Even if you only want to monitor stereo or 5.1 recording and processing setups, an Ambiophonic layout can be advantageous. The most efficacious Ambiopole arrangement is the use a mechanical [14] version of the stereo dipole. Fig. 4 This is simply two very small high-quality monitors such as satellite speakers placed against either side of a three-foot square one inch thick wooden panel. When you listen at the far edge of this panel to the front stage sound it is very easy to hear what the perspective is, what the stage width seems to be and any other anomalies such as echoes etc. The clarity of such a monitoring arrangement makes it easier for musicians to judge the quality of a trial playback. In the limited experience we have had so far with this, the performers have been quite pleased and asked for fewer changes than is normally the case in such situations.
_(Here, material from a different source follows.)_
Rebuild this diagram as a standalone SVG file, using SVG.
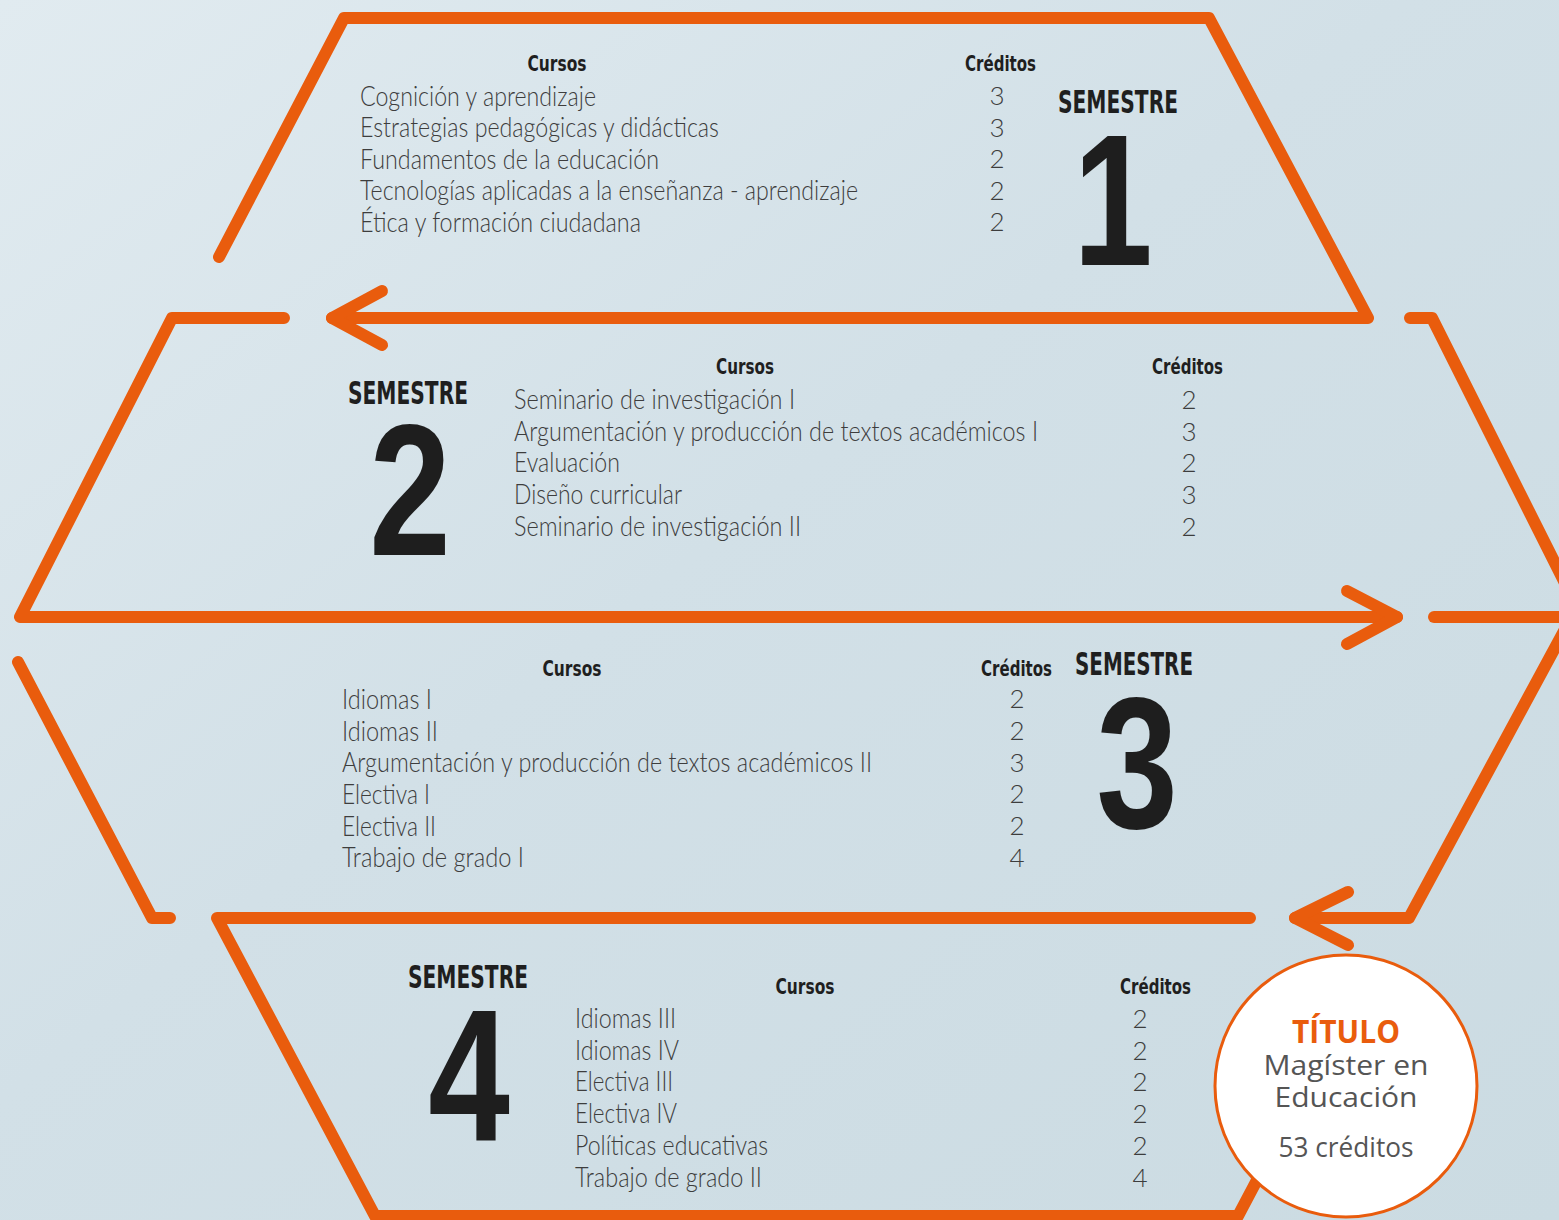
<svg xmlns="http://www.w3.org/2000/svg" width="1559" height="1220" viewBox="0 0 1559 1220">
<defs>
<linearGradient id="bg" x1="0" y1="0" x2="1" y2="1">
<stop offset="0" stop-color="#e1ebf0"/>
<stop offset="0.45" stop-color="#d2e0e7"/>
<stop offset="1" stop-color="#cbdbe2"/>
</linearGradient>
<style>
.ln{fill:none;stroke:#e95c0d;stroke-width:12;stroke-linecap:round;stroke-linejoin:round}
.hd{font-family:"Liberation Sans Narrow","DejaVu Sans Condensed","Roboto",sans-serif;font-weight:bold;font-size:22px;fill:#1f1f1f}
.sem{font-family:"Liberation Sans Narrow","DejaVu Sans Condensed","Roboto",sans-serif;font-weight:bold;font-size:32px;fill:#1f1f1f;text-anchor:middle}
.big{font-family:"Liberation Sans","Arial",sans-serif;font-weight:bold;font-size:188px;fill:#1e1e1e;text-anchor:middle}
.c{font-family:"Lato","Open Sans","Liberation Sans",sans-serif;font-weight:300;font-size:27px;fill:#3d3d3d}
.n{font-family:"Lato","Open Sans","Liberation Sans",sans-serif;font-weight:300;font-size:26px;fill:#3d3d3d;text-anchor:middle}
.t1{font-family:"Open Sans","Noto Sans","Liberation Sans",sans-serif;font-weight:bold;font-size:32px;fill:#e95c0d;text-anchor:middle}
.t2{font-family:"Open Sans","Noto Sans","Liberation Sans",sans-serif;font-size:28px;fill:#555555;text-anchor:middle}
</style>
</defs>
<rect x="0" y="0" width="1559" height="1220" fill="url(#bg)"/>

<g id="connectors">
<path class="ln" d="M219,257 L344,18 L1209,18 L1368,318 L332,318"/>
<path class="ln" d="M382,291 L332,318 L382,345"/>
<path class="ln" d="M284,318 L172,318 L20,617 L1397,617"/>
<path class="ln" d="M1347,591 L1397,617 L1347,644"/>
<path class="ln" d="M1410,318 L1432,318 L1577,607 L1409,918 L1295,918"/>
<path class="ln" d="M1348,892 L1295,918 L1348,945"/>
<path class="ln" d="M1434,617 L1580,617"/>
<path class="ln" d="M18,662 L152,918 L170,918"/>
<path class="ln" d="M1250,918 L217,918 L375,1216 L1238,1216 L1275,1146"/>
</g>

<g id="semestre1">
<text class="hd" x="557" y="71" text-anchor="middle" textLength="59" lengthAdjust="spacingAndGlyphs">Cursos</text>
<text class="hd" x="965" y="71" textLength="71" lengthAdjust="spacingAndGlyphs">Créditos</text>
<text class="c" x="360" y="106" textLength="236" lengthAdjust="spacingAndGlyphs">Cognición y aprendizaje</text>
<text class="c" x="360" y="137" textLength="359" lengthAdjust="spacingAndGlyphs">Estrategias pedagógicas y didácticas</text>
<text class="c" x="360" y="169" textLength="299" lengthAdjust="spacingAndGlyphs">Fundamentos de la educación</text>
<text class="c" x="360" y="200" textLength="498" lengthAdjust="spacingAndGlyphs">Tecnologías aplicadas a la enseñanza - aprendizaje</text>
<text class="c" x="360" y="232" textLength="281" lengthAdjust="spacingAndGlyphs">Ética y formación ciudadana</text>
<text class="n" x="997" y="105">3</text>
<text class="n" x="997" y="137">3</text>
<text class="n" x="997" y="168">2</text>
<text class="n" x="997" y="200">2</text>
<text class="n" x="997" y="231">2</text>
<text class="sem" x="1118" y="113" textLength="120" lengthAdjust="spacingAndGlyphs">SEMESTRE</text>
<text class="big" x="0" y="0" transform="translate(1113,265) scale(0.76,1)">1</text>
</g>

<g id="semestre2">
<text class="sem" x="408" y="404" textLength="120" lengthAdjust="spacingAndGlyphs">SEMESTRE</text>
<text class="big" x="0" y="0" transform="translate(410,555) scale(0.78,1)">2</text>
<text class="hd" x="745" y="374" text-anchor="middle" textLength="58" lengthAdjust="spacingAndGlyphs">Cursos</text>
<text class="hd" x="1152" y="374" textLength="71" lengthAdjust="spacingAndGlyphs">Créditos</text>
<text class="c" x="514" y="409" textLength="281" lengthAdjust="spacingAndGlyphs">Seminario de investigación I</text>
<text class="c" x="514" y="441" textLength="524" lengthAdjust="spacingAndGlyphs">Argumentación y producción de textos académicos I</text>
<text class="c" x="514" y="472" textLength="106" lengthAdjust="spacingAndGlyphs">Evaluación</text>
<text class="c" x="514" y="504" textLength="168" lengthAdjust="spacingAndGlyphs">Diseño curricular</text>
<text class="c" x="514" y="536" textLength="287" lengthAdjust="spacingAndGlyphs">Seminario de investigación II</text>
<text class="n" x="1189" y="409">2</text>
<text class="n" x="1189" y="441">3</text>
<text class="n" x="1189" y="472">2</text>
<text class="n" x="1189" y="504">3</text>
<text class="n" x="1189" y="536">2</text>
</g>

<g id="semestre3">
<text class="hd" x="572" y="676" text-anchor="middle" textLength="59" lengthAdjust="spacingAndGlyphs">Cursos</text>
<text class="hd" x="981" y="676" textLength="71" lengthAdjust="spacingAndGlyphs">Créditos</text>
<text class="c" x="342" y="709" textLength="90" lengthAdjust="spacingAndGlyphs">Idiomas I</text>
<text class="c" x="342" y="741" textLength="96" lengthAdjust="spacingAndGlyphs">Idiomas II</text>
<text class="c" x="342" y="772" textLength="530" lengthAdjust="spacingAndGlyphs">Argumentación y producción de textos académicos II</text>
<text class="c" x="342" y="804" textLength="88" lengthAdjust="spacingAndGlyphs">Electiva I</text>
<text class="c" x="342" y="836" textLength="94" lengthAdjust="spacingAndGlyphs">Electiva II</text>
<text class="c" x="342" y="867" textLength="182" lengthAdjust="spacingAndGlyphs">Trabajo de grado I</text>
<text class="n" x="1017" y="708">2</text>
<text class="n" x="1017" y="740">2</text>
<text class="n" x="1017" y="772">3</text>
<text class="n" x="1017" y="803">2</text>
<text class="n" x="1017" y="835">2</text>
<text class="n" x="1017" y="867">4</text>
<text class="sem" x="1134" y="675" textLength="118" lengthAdjust="spacingAndGlyphs">SEMESTRE</text>
<text class="big" x="0" y="0" transform="translate(1137,828) scale(0.78,1)">3</text>
</g>

<g id="semestre4">
<text class="sem" x="468" y="988" textLength="120" lengthAdjust="spacingAndGlyphs">SEMESTRE</text>
<text class="big" x="0" y="0" transform="translate(469,1140) scale(0.78,1)">4</text>
<text class="hd" x="805" y="994" text-anchor="middle" textLength="59" lengthAdjust="spacingAndGlyphs">Cursos</text>
<text class="hd" x="1120" y="994" textLength="71" lengthAdjust="spacingAndGlyphs">Créditos</text>
<text class="c" x="575" y="1028" textLength="101" lengthAdjust="spacingAndGlyphs">Idiomas III</text>
<text class="c" x="575" y="1060" textLength="104" lengthAdjust="spacingAndGlyphs">Idiomas IV</text>
<text class="c" x="575" y="1091" textLength="98" lengthAdjust="spacingAndGlyphs">Electiva III</text>
<text class="c" x="575" y="1123" textLength="102" lengthAdjust="spacingAndGlyphs">Electiva IV</text>
<text class="c" x="575" y="1155" textLength="193" lengthAdjust="spacingAndGlyphs">Políticas educativas</text>
<text class="c" x="575" y="1187" textLength="187" lengthAdjust="spacingAndGlyphs">Trabajo de grado II</text>
<text class="n" x="1140" y="1028">2</text>
<text class="n" x="1140" y="1060">2</text>
<text class="n" x="1140" y="1091">2</text>
<text class="n" x="1140" y="1123">2</text>
<text class="n" x="1140" y="1155">2</text>
<text class="n" x="1140" y="1187">4</text>
</g>

<g id="titulo">
<circle cx="1346" cy="1086" r="131" fill="#ffffff" stroke="#e95c0d" stroke-width="3"/>
<text class="t1" x="1346" y="1043" textLength="108" lengthAdjust="spacingAndGlyphs">TÍTULO</text>
<text class="t2" x="1346" y="1075" textLength="165" lengthAdjust="spacingAndGlyphs">Magíster en</text>
<text class="t2" x="1346" y="1107" textLength="143" lengthAdjust="spacingAndGlyphs">Educación</text>
<text class="t2" x="1346" y="1157" font-size="27" textLength="135" lengthAdjust="spacingAndGlyphs">53 créditos</text>
</g>
</svg>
Surround speakers should always be on and used when monitoring the live microphone setup or a trial playback. This is a good practice even if the recording is stereo, 5.1 or Ambiophonic. A simple four or six-channel hall surround convolver, driving small speakers in the control room, makes judging the quality of the sound being captured much easier to appreciate and facilitates getting a stamp of approval for both musical and engineering efforts. Fig. 4

I believe once recording engineers become familiar with the use of Ambiovolvers that they will find it much more realistic, trouble free, and cost effective to derive the surround signals for standard 5.1 or 6.0 recordings from the impulse response of the hall than to site microphones and hope to capture hall sound during the live session. Once the classical music public becomes used to programming their own halls at home, 2 channel live concert and opera recording engineers will have much less to fret about.